The Karnataka government is set to scrap the contentious National Education Policy (NEP) from the next academic year since the groundwork to shift to the state education policy will take time to complete.
Chief minister Siddaramaiah informed a Congress meeting on Monday about the decision to scrap the NEP, which has already found stiff opposition in non-BJP states.
The chief minister and his deputy, D.K. Shivakumar, had earlier made it clear that the Congress government wouldn’t allow the NEP rolled out by the previous BJP government in the state.
“Some groundwork is needed before scrapping the NEP. Since we came to power just before the academic year, there was no time to change it in the current academic year,” Siddaramaiah told his party workers.
The previous BJP government had implemented the NEP in higher education and was set to roll it out in schools when it lost the Karnataka elections in May.
The chief minister said that teachers, students and parents had all raised objections to the NEP that had been implemented in haste by the Union government.
Siddaramaiah had in his budget speech in July announced the decision to withdraw NEP since it was “incompatible with the federal system of governance".
He had cited “several anomalies which undermine the Constitution and democracy. A Uniform education system does not suit a nation like India which has diverse religions, languages and cultures.”
Shivakumar had recently equated the NEP to "Nagpur Education Policy", alluding to the city where the RSS is headquartered.
The Congress government had already begun work to cull the NEP from the education system by instructing the board of studies of all state universities against framing the syllabus for the fourth year of the honours degree courses that the NEP offers.
The government made it clear that the traditional three-year degree courses would continue in the state by instructing the board of studies of all universities to prepare syllabi for only up to the sixth semester, set to begin in September.
Under the NEP, students can opt for the honours degree by studying two extra semesters, thus making them eligible to enrol for PhD programmes.

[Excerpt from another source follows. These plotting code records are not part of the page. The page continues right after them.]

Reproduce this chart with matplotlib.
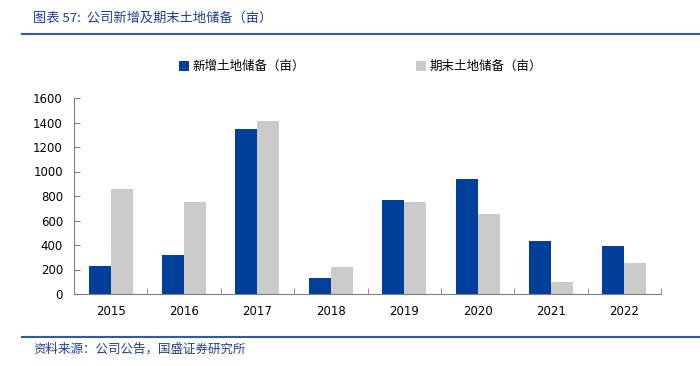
import numpy as np
import matplotlib.pyplot as plt
from matplotlib.lines import Line2D

plt.rcParams['font.family'] = ['Noto Sans CJK SC', 'DejaVu Sans']

years = ['2015', '2016', '2017', '2018', '2019', '2020', '2021', '2022']
new_land = [225, 320, 1350, 130, 770, 935, 430, 390]
end_land = [860, 750, 1410, 220, 750, 650, 100, 250]

blue = '#00409A'
grey = '#CBCBCB'

fig = plt.figure(figsize=(7.0, 3.66), dpi=100)
ax = fig.add_axes([74 / 700, 1 - 294 / 366, 587 / 700, 196 / 366])

x = np.arange(len(years))
w = 0.3
ax.bar(x - w / 2, new_land, w, color=blue, label='新增土地储备（亩）')
ax.bar(x + w / 2, end_land, w, color=grey, label='期末土地储备（亩）')

ax.set_xlim(-0.5, len(years) - 0.5)
ax.set_ylim(0, 1600)
ax.set_yticks(range(0, 1601, 200))
ax.set_xticks(x)
ax.set_xticklabels(years, family='DejaVu Sans', fontsize=8.5)
ax.set_xticks(np.arange(-0.5, len(years), 1), minor=True)
ax.tick_params(axis='x', which='major', length=0, pad=8)
ax.tick_params(axis='x', which='minor', direction='in', length=4, color='#808080')
ax.tick_params(axis='y', direction='in', length=4, color='#808080', labelsize=8.5, pad=8)
for lab in ax.get_yticklabels():
    lab.set_family('DejaVu Sans')
for s in ['top', 'right']:
    ax.spines[s].set_visible(False)
for s in ['left', 'bottom']:
    ax.spines[s].set_color('#808080')

ax.legend(loc='upper center', bbox_to_anchor=(0.488, 1.25), ncol=2, frameon=False,
          fontsize=9, handlelength=0.8, handleheight=0.8, handletextpad=0.3,
          columnspacing=8.9)

# title and source
fig.text(33 / 700, 1 - 18 / 366, '图表 57:  公司新增及期末土地储备（亩）', color='#1F3F8F',
         fontsize=9.5, style='italic', va='center', ha='left')
fig.add_artist(Line2D([22 / 700, 1], [1 - 34 / 366] * 2, color='#2F5AA8', lw=1.5))
fig.add_artist(Line2D([22 / 700, 1], [1 - 337 / 366] * 2, color='#2F5AA8', lw=1.5))
fig.text(33 / 700, 1 - 349 / 366, '资料来源：公司公告，国盛证券研究所', color='#1F3F8F',
         fontsize=9, style='italic', va='center', ha='left')

fig.savefig('out.png', dpi=100)
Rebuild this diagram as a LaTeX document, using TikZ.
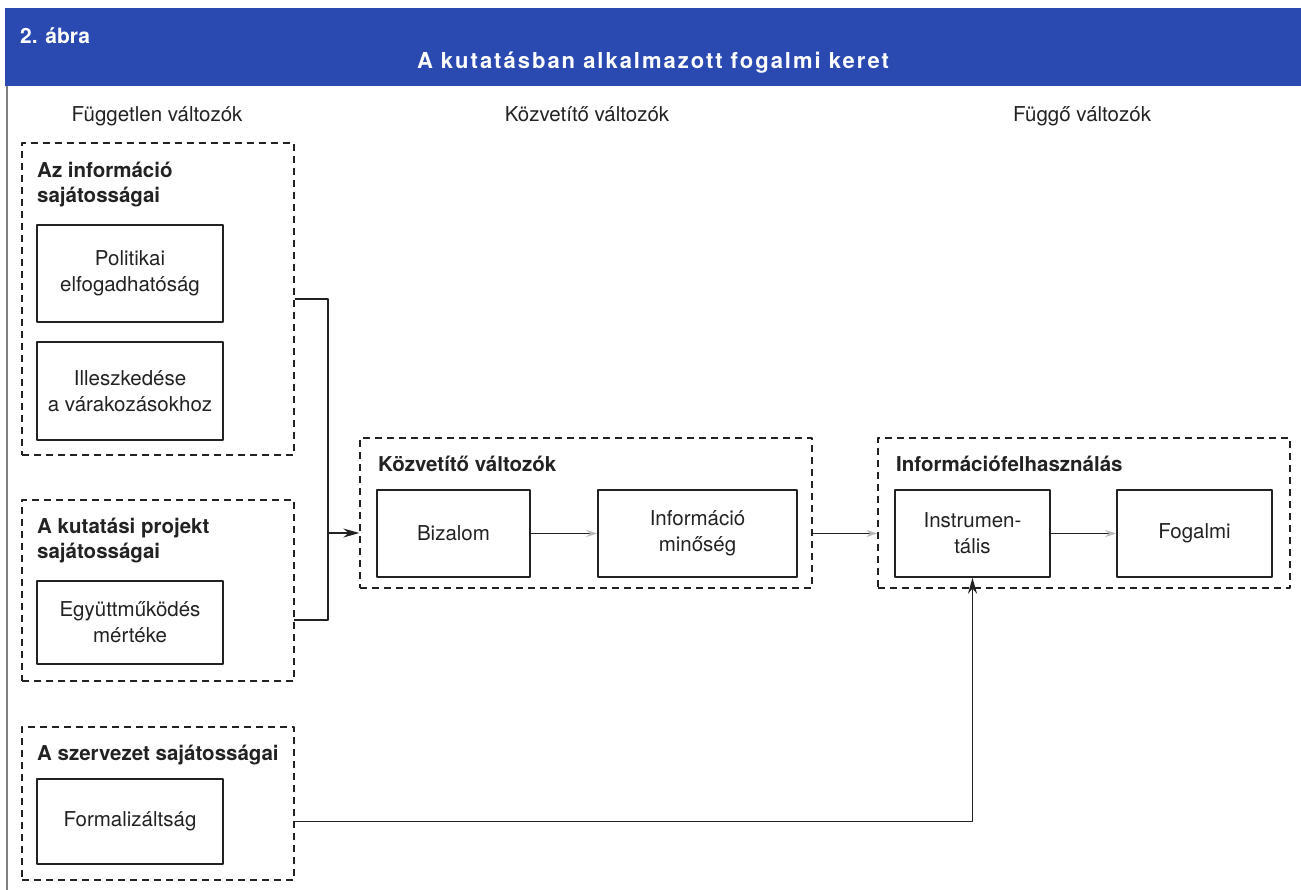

The Karnataka State Higher Education Council has intimated the government that a four-year degree course would require immediate addition of resources and sought to stick to the conventional three-year degree courses.
The BJP has objected to the government’s move to scrap the NEP with former chief minister Basavaraj Bommai pointing to the work that went into preparing it under a committee headed by U.R. Rao. “It took nearly three years to prepare this and implement it,” Bommai told reporters, slamming the Congress government.
His party colleague and former higher education minister C.N. Ashwath Narayan said the honours degree would help reduce the duration spent to earn a master’s degree before enrolling for PhD and was thus was a well-thought-out programme.